European markets on Tuesday were broadly higher after Chinese data showed the economy growing quicker than expected, even though it was at its slowest pace since the start of 2009.

They moved higher in Europe and on Wall Street later in the day after a report that the ECB could expand its bond-buying scheme to include corporate notes.

The ECB’s present quantitative easing programme is limited to covered bonds and asset-backed securities, but the corporate paper market is much larger and better established.

If followed through early next year, as some reports suggest, the move could further push down long-term interest rates in the euro area and better encourage bank lending.

On Wall Street, the three main indexes Tuesday posted a third straight day of hefty gains. The Dow rose 1.31% and the S&P 500 jumped 1.96%.

The Nasdaq rallied 2.40%, helped by a strong Apple earnings report. Apple, the biggest US company by market capitalisation, rose 2.7% as fourth-quarter profits jumped 13% to $8.5bn on strong iPhone sales.

European stocks also rallied, with London’s FTSE 100 up 1.68%, the Paris CAC 40 2.25% higher and the DAX 30 in Frankfurt surging 1.94%.

This week’s gains have calmed nerves after last week’s volatility, which was fuelled by worries about the global economy, although analysts say there is ongoing anxiety as the eurozone, China and Japan continue to struggle.

Expectations of further easing weighed on the euro, which dipped to $1.2714 in New York Tuesday from 1.2819 earlier in the day in Asia. In afternoon Tokyo exchanges Wednesday the single currency bought $1.2725.

The euro was trading at ¥135.91 against ¥136.04 in the US and well down from ¥136.70 earlier Tuesday.

“The slippage in the euro-dollar rate was exacerbated by comments from German Finance Minister Wolfgang Schaeuble that a lower euro exchange rate helps the (German) economy,” National Australia Bank said in a note.

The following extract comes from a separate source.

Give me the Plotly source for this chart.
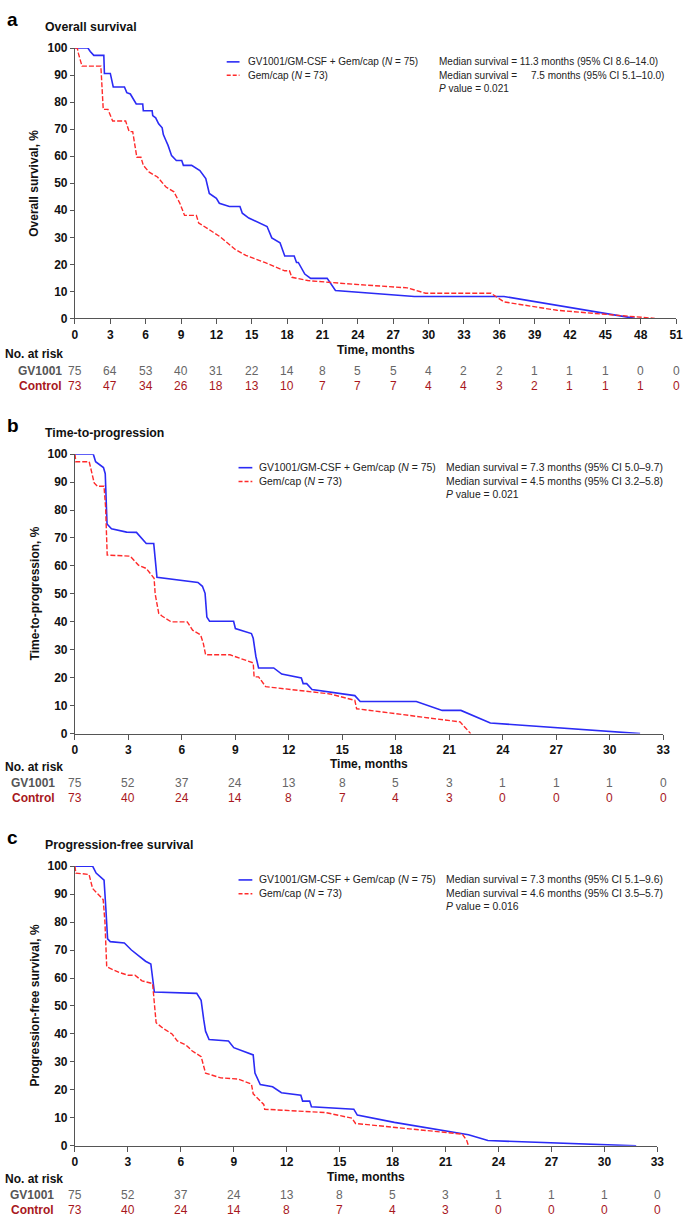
import plotly.graph_objects as go

W, H = 689, 1228
FONT = "Liberation Sans, Arial, Helvetica, sans-serif"
BLUE = "#2b2bf5"
RED = "#ff2a2a"
AXC = "#555555"
GVC = "#555555"
CTC = "#a8171c"

# ---------------- data ----------------
# Panel a: overall survival
os_gv_t = [0, 1.1, 1.3, 1.6, 2.45, 2.5, 3.0, 3.25, 4.2, 4.4, 4.7, 5.0, 5.2, 5.75, 5.8, 6.55, 6.6, 6.85, 7.1,
           7.4, 7.5, 7.7, 7.9, 8.2, 8.6, 9.06, 9.2, 9.9, 10.6, 11.1, 11.4, 12.0, 12.25, 13.1, 14.0, 14.2, 14.75,
           16.3, 16.7, 17.4, 17.8, 18.6, 18.8, 18.95, 19.5, 20.0, 21.4, 22.1, 28.8, 36.4, 47.5]
os_gv_s = [100, 100, 98.7, 97.3, 97.3, 90.6, 90.6, 85.6, 85.6, 83.5, 83.0, 80.5, 79.3, 79.3, 76.8, 76.8, 75.0, 74.2, 72.0,
           70.5, 68.0, 66.0, 64.0, 60.2, 58.4, 58.4, 56.6, 56.6, 54.7, 51.7, 46.2, 44.4, 42.6, 41.4, 41.4, 38.9, 37.1,
           34.0, 29.8, 28.0, 23.1, 23.1, 20.7, 20.7, 16.4, 14.8, 14.8, 10.3, 8.1, 8.1, 0]
os_ct_t = [0, 0.2, 0.3, 0.5, 0.6, 2.2, 2.4, 2.8, 3.2, 4.3, 4.6, 4.9, 5.25, 5.6, 5.8, 6.3, 6.8, 7.0, 7.7, 8.4,
           8.9, 9.3, 10.3, 10.5, 11.4, 12.25, 13.6, 14.5, 16.1, 17.8, 18.2, 18.4, 19.75, 23.1, 28.2, 29.75,
           35.3, 36.4, 40.9, 49.2]
os_ct_s = [100, 100, 97.9, 95.0, 93.3, 93.3, 77.3, 77.3, 73.0, 73.0, 69.1, 69.1, 59.6, 59.6, 56.6, 54.1, 52.9, 52.3, 48.7, 46.8,
           42.6, 38.1, 38.1, 35.3, 32.8, 30.4, 25.5, 23.3, 20.7, 17.6, 17.6, 15.2, 14.0, 12.8, 11.3, 9.3,
           9.3, 6.1, 3.0, 0]

# Panel b: time-to-progression
ttp_gv_t = [0, 1.03, 1.16, 1.6, 1.7, 1.75, 1.8, 2.05, 2.9, 3.45, 4.0, 4.42, 4.5, 4.6, 6.9, 7.15, 7.3, 7.4, 7.55,
            8.9, 9.0, 9.9, 10.0, 10.15, 10.3, 11.15, 11.6, 12.7, 12.8, 13.0, 13.3, 15.7, 16.0, 19.15, 20.6,
            21.65, 23.3, 31.7]
ttp_gv_s = [100, 100, 97.3, 95.2, 93.0, 85.0, 75.0, 73.3, 72.1, 72.0, 68.0, 68.0, 61.5, 55.9, 54.1, 52.7, 50.2, 41.7, 40.2,
            40.2, 37.6, 35.8, 34.1, 27.6, 23.5, 23.5, 21.3, 19.9, 17.9, 17.9, 15.8, 13.6, 11.5, 11.5, 8.3,
            8.3, 3.8, 0]
ttp_ct_t = [0, 0.05, 0.8, 1.08, 1.27, 1.63, 1.72, 1.81, 3.1, 3.56, 4.0, 4.25, 4.44, 4.5, 4.7, 4.9, 5.4, 6.3, 6.6,
            7.05, 7.2, 7.33, 8.7, 10.0, 10.05, 10.3, 10.7, 14.3, 15.7, 15.8, 21.6, 22.2]
ttp_ct_s = [100, 97.3, 97.3, 89.7, 88.5, 88.5, 81.0, 63.9, 63.5, 60.3, 59.1, 57.3, 55.6, 50.0, 43.0, 42.0, 40.0, 40.0, 37.0,
            35.3, 32.3, 28.2, 28.2, 25.3, 20.3, 20.3, 16.8, 14.2, 11.9, 8.9, 4.2, 0]

# Panel c: progression-free survival
pfs_gv_t = [0, 1.0, 1.2, 1.5, 1.65, 1.75, 1.85, 2.0, 2.8, 3.2, 3.6, 4.0, 4.3, 4.4, 4.5, 6.9, 7.15, 7.3, 7.4, 7.6,
            8.7, 9.0, 10.1, 10.2, 10.5, 11.2, 11.7, 12.8, 12.9, 13.3, 13.4, 15.8, 16.0, 18.1, 22.3, 23.4, 31.8]
pfs_gv_s = [100, 100, 97.5, 96.0, 95.0, 85.0, 74.0, 73.0, 72.5, 70.0, 68.0, 66.0, 65.0, 60.0, 55.0, 54.5, 52.0, 45.0, 41.0, 38.0,
            37.5, 35.1, 32.5, 26.0, 21.9, 21.1, 19.0, 18.1, 16.0, 16.0, 14.0, 13.1, 11.0, 8.4, 4.0, 1.9, 0]
pfs_ct_t = [0, 0.05, 0.8, 1.0, 1.3, 1.6, 1.7, 1.8, 2.5, 3.0, 3.4, 3.8, 4.4, 4.5, 4.6, 5.0, 5.5, 5.8, 6.3, 6.65,
            7.15, 7.4, 8.26, 9.25, 10.0, 10.1, 10.7, 10.75, 14.2, 15.7, 15.9, 21.95, 22.2, 22.3]
pfs_ct_s = [100, 97.5, 97.0, 92.0, 90.0, 88.0, 80.0, 64.0, 62.0, 61.0, 61.0, 59.0, 58.0, 50.0, 44.0, 42.0, 40.0, 37.5, 36.0, 33.9,
            31.9, 26.0, 24.3, 23.9, 22.1, 18.6, 14.8, 13.1, 11.9, 9.9, 8.0, 4.2, 1.9, 0]

# Numbers at risk
risk_months_a = list(range(0, 52, 3))
risk_a_gv = [75, 64, 53, 40, 31, 22, 14, 8, 5, 5, 4, 2, 2, 1, 1, 1, 0, 0]
risk_a_ct = [73, 47, 34, 26, 18, 13, 10, 7, 7, 7, 4, 4, 3, 2, 1, 1, 1, 0]
risk_months_bc = list(range(0, 34, 3))
risk_b_gv = [75, 52, 37, 24, 13, 8, 5, 3, 1, 1, 1, 0]
risk_b_ct = [73, 40, 24, 14, 8, 7, 4, 3, 0, 0, 0, 0]
risk_c_gv = [75, 52, 37, 24, 13, 8, 5, 3, 1, 1, 1, 0]
risk_c_ct = [73, 40, 24, 14, 8, 7, 4, 3, 0, 0, 0, 0]

legend_gv = "GV1001/GM-CSF + Gem/cap (<i>N</i> = 75)"
legend_ct = "Gem/cap (<i>N</i> = 73)"
stats_a = ["Median survival = 11.3 months (95% CI 8.6\u201314.0)",
           "Median survival = \u2007\u20077.5 months (95% CI 5.1\u201310.0)",
           "<i>P</i> value = 0.021"]
stats_b = ["Median survival = 7.3 months (95% CI 5.0\u20139.7)",
           "Median survival = 4.5 months (95% CI 3.2\u20135.8)",
           "<i>P</i> value = 0.021"]
stats_c = ["Median survival = 7.3 months (95% CI 5.1\u20139.6)",
           "Median survival = 4.6 months (95% CI 3.5\u20135.7)",
           "<i>P</i> value = 0.016"]


def px(x):
    return x / W


def py(y):
    return 1 - y / H


panels = [
    dict(letter="a", title="Overall survival", ytitle="Overall survival, %",
         gv=(os_gv_t, os_gv_s), ct=(os_ct_t, os_ct_s), xmax=51,
         rm=risk_months_a, rgv=risk_a_gv, rct=risk_a_ct, stats=stats_a, st_size=10.0,
         xd=(73, 683), yd=(41.5, 315), letter_y=13, title_y=20,
         leg_x=(227, 240, 247), leg_y=(55.5, 69), st_x=440, st_y=(55.5, 69, 82.5),
         xt_y=346.7, nar_y=350.7, row_y=(368.3, 383.3), lab_x=62),
    dict(letter="b", title="Time-to-progression", ytitle="Time-to-progression, %",
         gv=(ttp_gv_t, ttp_gv_s), ct=(ttp_ct_t, ttp_ct_s), xmax=33,
         rm=risk_months_bc, rgv=risk_b_gv, rct=risk_b_ct, stats=stats_b, st_size=10.4,
         xd=(73, 670), yd=(452.3, 735), letter_y=423, title_y=430.7,
         leg_x=(239, 253, 258), leg_y=(466, 480), st_x=447, st_y=(466, 479.5, 493),
         xt_y=766, nar_y=769, row_y=(784.7, 800.3), lab_x=55),
    dict(letter="c", title="Progression-free survival", ytitle="Progression-free survival, %",
         gv=(pfs_gv_t, pfs_gv_s), ct=(pfs_ct_t, pfs_ct_s), xmax=33,
         rm=risk_months_bc, rgv=risk_c_gv, rct=risk_c_ct, stats=stats_c, st_size=10.4,
         xd=(73, 664), yd=(869, 1152), letter_y=840, title_y=847.7,
         leg_x=(239, 253, 258), leg_y=(883, 897), st_x=447, st_y=(883, 896.5, 910),
         xt_y=1183.3, nar_y=1186, row_y=(1201.7, 1217.3), lab_x=54),
]

fig = go.Figure()
annotations = []
shapes = []
layout = dict(
    width=W, height=H, margin=dict(l=0, r=0, t=0, b=0),
    paper_bgcolor="white", plot_bgcolor="white", showlegend=False,
    font=dict(family=FONT, color="#111111"),
)

for i, p in enumerate(panels, start=1):
    xa = "x" if i == 1 else f"x{i}"
    ya = "y" if i == 1 else f"y{i}"
    fig.add_trace(go.Scatter(x=p["gv"][0], y=p["gv"][1], mode="lines", xaxis=xa, yaxis=ya,
                             line=dict(color=BLUE, width=1.6), name="GV1001/GM-CSF + Gem/cap"))
    fig.add_trace(go.Scatter(x=p["ct"][0], y=p["ct"][1], mode="lines", xaxis=xa, yaxis=ya,
                             line=dict(color=RED, width=1.4, dash="5px,2px"), name="Gem/cap"))
    axkey = "xaxis" if i == 1 else f"xaxis{i}"
    aykey = "yaxis" if i == 1 else f"yaxis{i}"
    layout[axkey] = dict(
        domain=[px(p["xd"][0]), px(p["xd"][1])], range=[0, p["xmax"] + 0.001], anchor=ya,
        tickmode="linear", tick0=0, dtick=3, showline=True, linecolor=AXC, linewidth=1,
        ticks="outside", ticklen=5, tickcolor=AXC, tickwidth=1, showgrid=False, zeroline=False,
        tickfont=dict(family=FONT, size=12, color="#111111", weight="bold"),
    )
    layout[aykey] = dict(
        domain=[py(p["yd"][1]), py(p["yd"][0])], range=[0, 100], anchor=xa,
        tickmode="linear", tick0=0, dtick=10, showline=True, linecolor=AXC, linewidth=1,
        ticks="outside", ticklen=4, tickcolor=AXC, tickwidth=1, showgrid=False, zeroline=False,
        tickfont=dict(family=FONT, size=12, color="#111111", weight="bold"),
    )
    # panel letter and title
    annotations.append(dict(text=f"<b>{p['letter']}</b>", x=px(2), y=py(p["letter_y"]), xref="paper", yref="paper",
                            xanchor="left", yanchor="middle", showarrow=False,
                            font=dict(family=FONT, size=19, color="#000000")))
    annotations.append(dict(text=f"<b>{p['title']}</b>", x=px(41), y=py(p["title_y"]), xref="paper", yref="paper",
                            xanchor="left", yanchor="middle", showarrow=False,
                            font=dict(family=FONT, size=12.3, color="#111111")))
    # y-axis title
    ymid = (p["yd"][0] + p["yd"][1]) / 2
    annotations.append(dict(text=f"<b>{p['ytitle']}</b>", x=px(32), y=py(ymid), xref="paper", yref="paper",
                            xanchor="center", yanchor="middle", textangle=-90, showarrow=False,
                            font=dict(family=FONT, size=12, color="#111111")))
    # x-axis title
    xmid = (p["xd"][0] + p["xd"][1]) / 2
    annotations.append(dict(text="<b>Time, months</b>", x=px(xmid), y=py(p["xt_y"]), xref="paper", yref="paper",
                            xanchor="center", yanchor="middle", showarrow=False,
                            font=dict(family=FONT, size=12, color="#111111")))
    # legend
    lx0, lx1, ltx = p["leg_x"]
    shapes.append(dict(type="line", xref="paper", yref="paper", x0=px(lx0), x1=px(lx1),
                       y0=py(p["leg_y"][0]), y1=py(p["leg_y"][0]), line=dict(color=BLUE, width=1.6)))
    shapes.append(dict(type="line", xref="paper", yref="paper", x0=px(lx0), x1=px(lx1),
                       y0=py(p["leg_y"][1]), y1=py(p["leg_y"][1]), line=dict(color=RED, width=1.4, dash="4px,2px")))
    for txt, yy in zip([legend_gv, legend_ct], p["leg_y"]):
        annotations.append(dict(text=txt, x=px(ltx), y=py(yy), xref="paper", yref="paper",
                                xanchor="left", yanchor="middle", showarrow=False,
                                font=dict(family=FONT, size=p["st_size"], color="#222222")))
    for txt, yy in zip(p["stats"], p["st_y"]):
        annotations.append(dict(text=txt, x=px(p["st_x"]), y=py(yy), xref="paper", yref="paper",
                                xanchor="left", yanchor="middle", showarrow=False,
                                font=dict(family=FONT, size=p["st_size"], color="#222222")))
    # numbers at risk
    annotations.append(dict(text="<b>No. at risk</b>", x=0, y=py(p["nar_y"]), xref="paper", yref="paper",
                            xanchor="left", yanchor="middle", showarrow=False,
                            font=dict(family=FONT, size=12, color="#111111")))
    annotations.append(dict(text="<b>GV1001</b>", x=px(p["lab_x"]), y=py(p["row_y"][0]), xref="paper", yref="paper",
                            xanchor="right", yanchor="middle", showarrow=False,
                            font=dict(family=FONT, size=12, color=GVC)))
    annotations.append(dict(text="<b>Control</b>", x=px(p["lab_x"]), y=py(p["row_y"][1]), xref="paper", yref="paper",
                            xanchor="right", yanchor="middle", showarrow=False,
                            font=dict(family=FONT, size=12, color=CTC)))
    for m, a, b in zip(p["rm"], p["rgv"], p["rct"]):
        annotations.append(dict(text=str(a), x=m, y=py(p["row_y"][0]), xref=xa, yref="paper",
                                xanchor="center", yanchor="middle", showarrow=False,
                                font=dict(family=FONT, size=12, color="#666666")))
        annotations.append(dict(text=str(b), x=m, y=py(p["row_y"][1]), xref=xa, yref="paper",
                                xanchor="center", yanchor="middle", showarrow=False,
                                font=dict(family=FONT, size=12, color=CTC)))

layout["annotations"] = annotations
layout["shapes"] = shapes
fig.update_layout(**layout)
fig.write_html("out.html", config={"displayModeBar": False},
               post_script="document.body.style.margin='0px';document.body.style.overflow='hidden';")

The dollar also struggled to hold on to its US gains, dipping to ¥106.90 from ¥106.99. However, the greenback was still up from the ¥106.56 in Asia Tuesday.

On oil markets US benchmark West Texas Intermediate for December delivery eased 16 cents to $82.65 a barrel. Brent North Sea crude for December added 31 cents to $86.53.

Gold was at $1,248.88 an ounce against $1,248.17 late Tuesday.